The problems had a spillover effect on the National Taxpayer Advocate’s phone lines.
“For the first time ever during the filing season, we had a two-hour wait on the NTA toll-free line,” said Olson. “We actually had what is affectionately known as the ‘courtesy disconnect’ on our line for the first time in the history of the Taxpayer Advocate Service. My cases went up 230 percent in that issue code, from about 16,000 to 66,000 this year. And we are still getting cases. The IRS didn’t get through sorting through its pile of deciding what it wanted to keep and really look at, and what it was willing to put through the rest of the process, until July 21 this summer. Usually it’s done in the end of May or beginning of June at the very latest. So we’re still working through cases trying to get refunds for people from the filing season. And that’s really stressed my employees out because the number of cases that they have per case advocate have gone up by about a hundred, from 250 on average to 350. Think about having 350 significant hardship cases a year. That’s a huge increase to absorb for their work. So if they’re not responsive, that’s why.”

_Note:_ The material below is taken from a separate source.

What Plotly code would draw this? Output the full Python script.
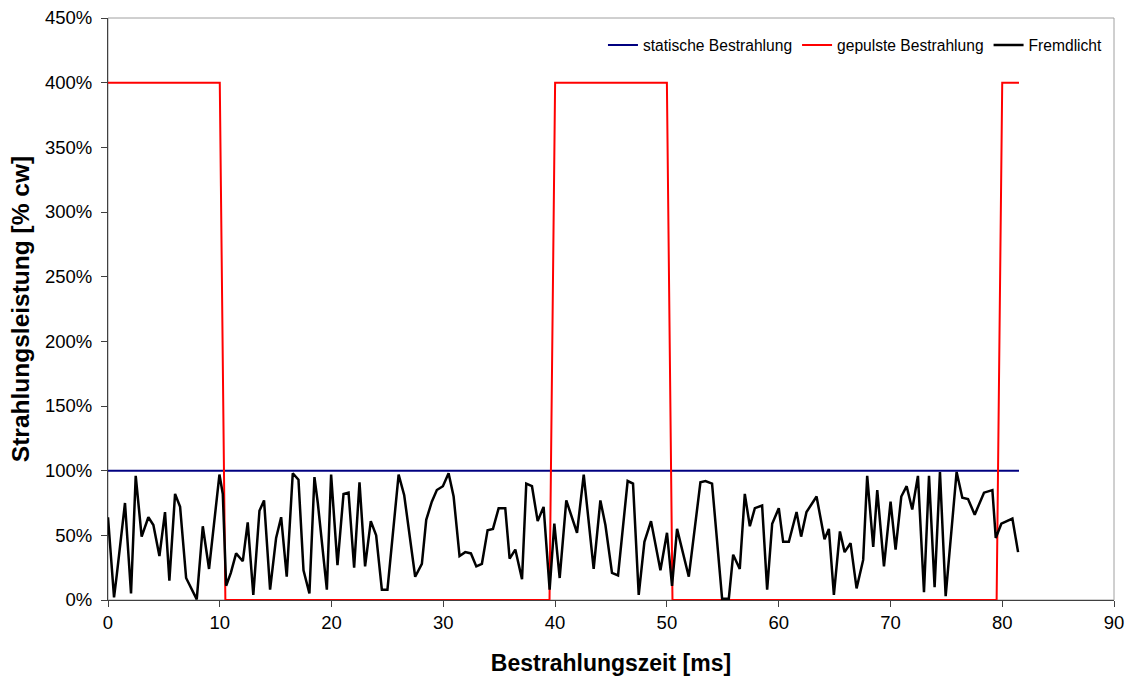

She wants the IRS to fix problems like the W-2 issue ahead of next filing season, when it will be dealing with the many new factors introduced by the new Tax Cuts and Jobs Act while relying on legacy technology dating back decades. “We have been working very closely with the IRS since about March to make sure this doesn’t happen again this filing season, particularly since we don’t know what’s going to happen related to tax reform,” said Olson. “Let’s try to address the known problems before we go into the filing season. And in fact there are some improvements. They have automated this time the process for recycling these returns as W-2’s are posted daily right now. They’re going to be posted daily rather than weekly to the system so that you could be recycled through and have the most current data. If you missed the cycle for posting W-2 data, you had to wait a whole other week before you went back through. This way, the data is going to be posted every single day, so when they cycle you though, you’ll have really current data. That is a very good thing, but my concern is we’re forcing daily posting on a 1960s system that is built on 1960s technology and weekly processing.”